What’s needed now is proof-of-concept for the new system architectures, a kind of
21st century test bed that will allow design concepts to be launched. One such test bed will come courtesy of Mira, a 10-petaflops IBM Blue Gene/Q being installed at the Argonne Leadership Computing Facility. Mira will support scientific computing in areas such as climate science and engine design, and it will be available as a INCITE (Innovative and Novel Computational Impact on Theory and Experiment) and ASCR Leadership Computing Challenge resource.

The system contains early versions of several ideas necessary for exascale computing. First, it employs a low-speed, low-energy, high-core approach, with about 750,000 computing cores and 750 terabytes of total memory. Its programmable pre-fetch engine
anticipates programmed data movement and retrieves data from memory so they will be immediately available when needed. What’s called a “transactional memory system” puts in place the first step to micro-checkpointing by divvying up changes to the memory into manageable chunks or blocks that can be written all at once. The design makes movement of data to memory a small transaction that greatly reduces the energy cost, as well as reducing the bottleneck in information processing. (For more, see Mira: Supercomputing’s next generation coming soon.)
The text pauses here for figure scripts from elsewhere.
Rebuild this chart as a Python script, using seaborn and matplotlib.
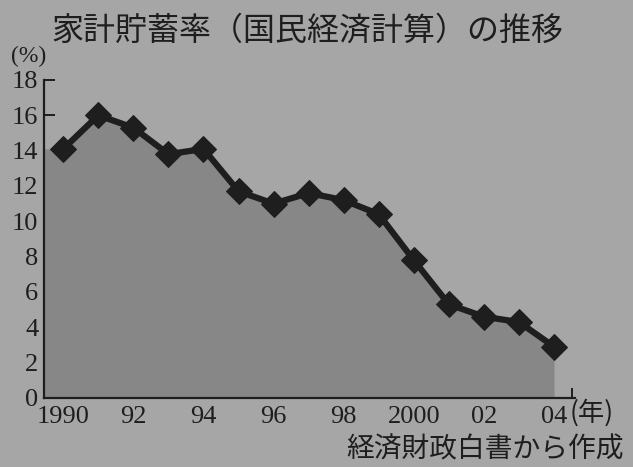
import matplotlib
matplotlib.use("Agg")
import matplotlib.pyplot as plt
import seaborn as sns
import pandas as pd
import numpy as np
from matplotlib.ticker import FixedLocator

years = [1990, 1991, 1992, 1993, 1994, 1995, 1996, 1997, 1998, 1999, 2000, 2001, 2002, 2003, 2004]
rates = [14.1, 16.0, 15.3, 13.8, 14.1, 11.7, 11.0, 11.6, 11.2, 10.4, 7.8, 5.3, 4.6, 4.3, 2.9]
xtick_years = [1990, 1992, 1994, 1996, 1998, 2000, 2002, 2004]
xtick_labels = ["1990", "92", "94", "96", "98", "2000", "02", "04"]
ytick_values = [0, 2, 4, 6, 8, 10, 12, 14, 16, 18]

title = "家計貯蓄率（国民経済計算）の推移"
unit = "(%)"
year_unit = "(年)"
source = "経済財政白書から作成"

sns.set_theme(style="white")
bg = "#a6a6a6"
fill_c = "#878787"
ink = "#1e1e1e"
serif = ["Liberation Serif", "DejaVu Serif"]
cjk = ["Noto Sans CJK JP", "DejaVu Sans"]
plt.rcParams["font.family"] = cjk

df = pd.DataFrame({"year": years, "rate": rates})

fig = plt.figure(figsize=(6.33, 4.67), dpi=100, facecolor=bg)
ax = fig.add_axes([0.0695, 0.1478, 0.9085 - 0.0695, 0.8287 - 0.1478])
ax.set_facecolor(bg)

fx = [years[0] - 0.55] + years
fy = [rates[0]] + rates
ax.fill_between(fx, 0, fy, color=fill_c, linewidth=0, zorder=1)

sns.lineplot(data=df, x="year", y="rate", ax=ax, color=ink, linewidth=4.5,
             marker="D", markersize=13, markeredgecolor=ink, markerfacecolor=ink, zorder=3)

ax.set_xlim(1989.45, 2004.6)
ax.set_ylim(0, 18)
ax.set_xlabel("")
ax.set_ylabel("")
for s in ["top", "right"]:
    ax.spines[s].set_visible(False)
for s in ["left", "bottom"]:
    ax.spines[s].set_color(ink)
    ax.spines[s].set_linewidth(1.6)

ax.set_xticks(xtick_years)
ax.set_xticklabels(xtick_labels, fontfamily=serif, fontsize=19, color=ink)
ax.xaxis.set_minor_locator(FixedLocator([y + 0.5 for y in years]))
ax.tick_params(axis="x", which="major", length=0, pad=6)
ax.tick_params(axis="x", which="minor", direction="in", length=7, width=1.4, color=ink, bottom=True)
ax.set_yticks(ytick_values)
ax.set_yticklabels([str(v) for v in ytick_values], fontfamily=serif, fontsize=19, color=ink)
ax.tick_params(axis="y", which="major", direction="in", length=8, width=1.4, color=ink, left=True, pad=4)

fig.text(0.485, 0.935, title, ha="center", va="center", fontsize=23, color=ink, family=cjk)
fig.text(0.045, 0.880, unit, ha="center", va="center", fontsize=17, color=ink, family=serif)
fig.text(0.935, 0.115, year_unit, ha="center", va="center", fontsize=19, color=ink, family=cjk)
fig.text(0.985, 0.037, source, ha="right", va="center", fontsize=20, color=ink, family=cjk)

fig.savefig("out.png", dpi=100, facecolor=bg)
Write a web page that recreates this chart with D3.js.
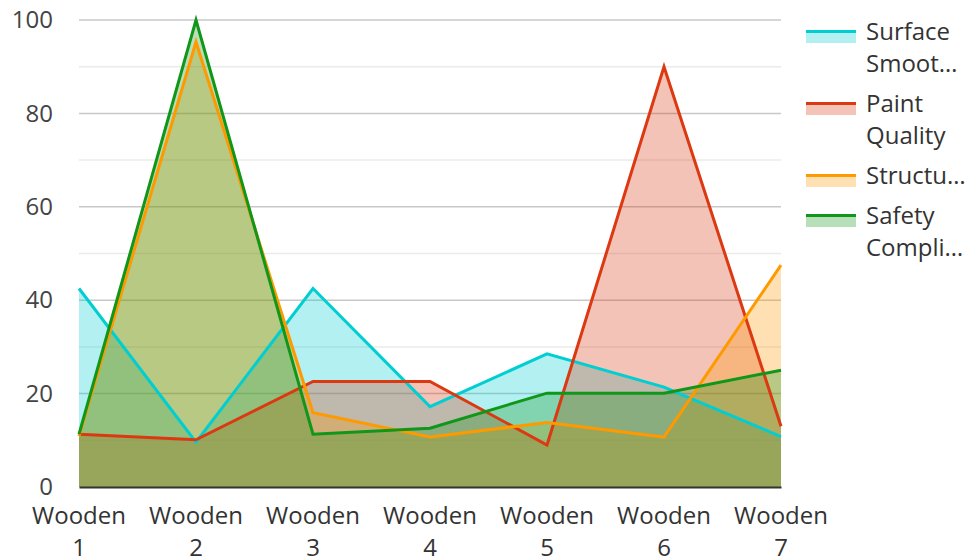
<!DOCTYPE html>
<html>
<head>
<meta charset="utf-8">
<script src="https://cdn.jsdelivr.net/npm/d3@7"></script>
<style>
  body { margin: 0; background: #fff; }
  text { font-family: "Open Sans", "Noto Sans", sans-serif; }
</style>
</head>
<body>
<script>
// categories along the x axis
var categories = ["Wooden 1", "Wooden 2", "Wooden 3", "Wooden 4", "Wooden 5", "Wooden 6", "Wooden 7"];

// series names (legend shows them cut short)
var seriesNames = ["Surface Smoothness", "Paint Quality", "Structural Integrity", "Safety Compliance"];
var legendLines = [["Surface", "Smoot\u2026"], ["Paint", "Quality"], ["Structu\u2026"], ["Safety", "Compli\u2026"]];
var seriesColors = ["#00ced1", "#dc3912", "#ff9900", "#109618"];

// values
var surfaceValues = [42.5, 9.6, 42.5, 17.2, 28.5, 21.4, 10.8];
var paintValues = [11.3, 10.1, 22.6, 22.6, 9.0, 90, 13];
var structureValues = [10.9, 95.3, 15.9, 10.7, 13.8, 10.7, 47.5];
var safetyValues = [11.3, 100, 11.3, 12.6, 20.1, 20.1, 25];
var allValues = [surfaceValues, paintValues, structureValues, safetyValues];

var yTicks = [0, 20, 40, 60, 80, 100];
var yMinorTicks = [10, 30, 50, 70, 90];

var w = 971, h = 558;
var margin = { left: 79, right: 190, top: 20, bottom: 71 };
var fontSize = 24;

var svg = d3.select("body").append("svg")
  .attr("width", w)
  .attr("height", h);

var xScale = d3.scalePoint()
  .domain(categories)
  .range([margin.left, w - margin.right]);

var yScale = d3.scaleLinear()
  .domain([0, 100])
  .range([h - margin.bottom, margin.top]);

// minor grid lines
svg.append("g").selectAll("line")
  .data(yMinorTicks)
  .enter().append("line")
  .attr("x1", margin.left).attr("x2", w - margin.right)
  .attr("y1", d => yScale(d)).attr("y2", d => yScale(d))
  .attr("stroke", "#ebebeb")
  .attr("stroke-width", 1.5);

// major grid lines
svg.append("g").selectAll("line")
  .data(yTicks.filter(d => d > 0))
  .enter().append("line")
  .attr("x1", margin.left).attr("x2", w - margin.right)
  .attr("y1", d => yScale(d)).attr("y2", d => yScale(d))
  .attr("stroke", "#c8c8c8")
  .attr("stroke-width", 1.5);

// y axis labels
var yAxis = d3.axisLeft(yScale).tickValues(yTicks).tickSize(0).tickPadding(26);
var gy = svg.append("g")
  .attr("transform", "translate(" + margin.left + ",0)")
  .call(yAxis);
gy.select(".domain").remove();
gy.selectAll("text")
  .attr("font-size", fontSize)
  .attr("fill", "#444")
  .attr("font-family", "'Open Sans', sans-serif");

var area = d3.area()
  .x((d, i) => xScale(categories[i]))
  .y0(yScale(0))
  .y1(d => yScale(d));

var line = d3.line()
  .x((d, i) => xScale(categories[i]))
  .y(d => yScale(d));

// all areas first, then the lines on top
allValues.forEach(function(vals, k) {
  svg.append("path")
    .datum(vals)
    .attr("d", area)
    .attr("fill", seriesColors[k])
    .attr("fill-opacity", 0.3);
});
allValues.forEach(function(vals, k) {
  svg.append("path")
    .datum(vals)
    .attr("d", line)
    .attr("fill", "none")
    .attr("stroke", seriesColors[k])
    .attr("stroke-width", 3);
});

// x axis
var xAxis = d3.axisBottom(xScale).tickSize(0).tickFormat("");
var gx = svg.append("g")
  .attr("transform", "translate(0," + yScale(0) + ")")
  .call(xAxis);
gx.select(".domain")
  .attr("stroke", "#333")
  .attr("stroke-width", 2);

// two-line category labels
var xl = svg.append("g").selectAll("text")
  .data(categories)
  .enter().append("text")
  .attr("text-anchor", "middle")
  .attr("font-size", fontSize)
  .attr("fill", "#333")
  .attr("x", d => xScale(d))
  .attr("y", 524);
xl.append("tspan").attr("x", d => xScale(d)).text(d => d.split(" ")[0]);
xl.append("tspan").attr("x", d => xScale(d)).attr("dy", 32).text(d => d.split(" ")[1]);

// legend
var legend = svg.append("g");
var ly = 30;
legendLines.forEach(function(lines, k) {
  legend.append("rect")
    .attr("x", 806).attr("y", ly + 1)
    .attr("width", 50).attr("height", 12)
    .attr("fill", seriesColors[k])
    .attr("fill-opacity", 0.3);
  legend.append("rect")
    .attr("x", 806).attr("y", ly)
    .attr("width", 50).attr("height", 3)
    .attr("fill", seriesColors[k]);
  var t = legend.append("text")
    .attr("font-size", fontSize)
    .attr("fill", "#333")
    .attr("y", ly + 10);
  t.append("title").text(seriesNames[k]);
  lines.forEach(function(s, j) {
    t.append("tspan")
      .attr("x", 866)
      .attr("dy", j === 0 ? 0 : 32)
      .text(s);
  });
  ly += lines.length * 32 + 8;
});
</script>
</body>
</html>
Once these strategies can be tested, the next-generation machines, which approach exascale capability, will be a result of the architecture that serves the needs of the end user: the scientific community.

“The co-design process is trying to get applications people into the middle of the design process for the next-generation machines,” Shalf says. “This is really inserting the
scientist into the design process to make a more effective machine for science.”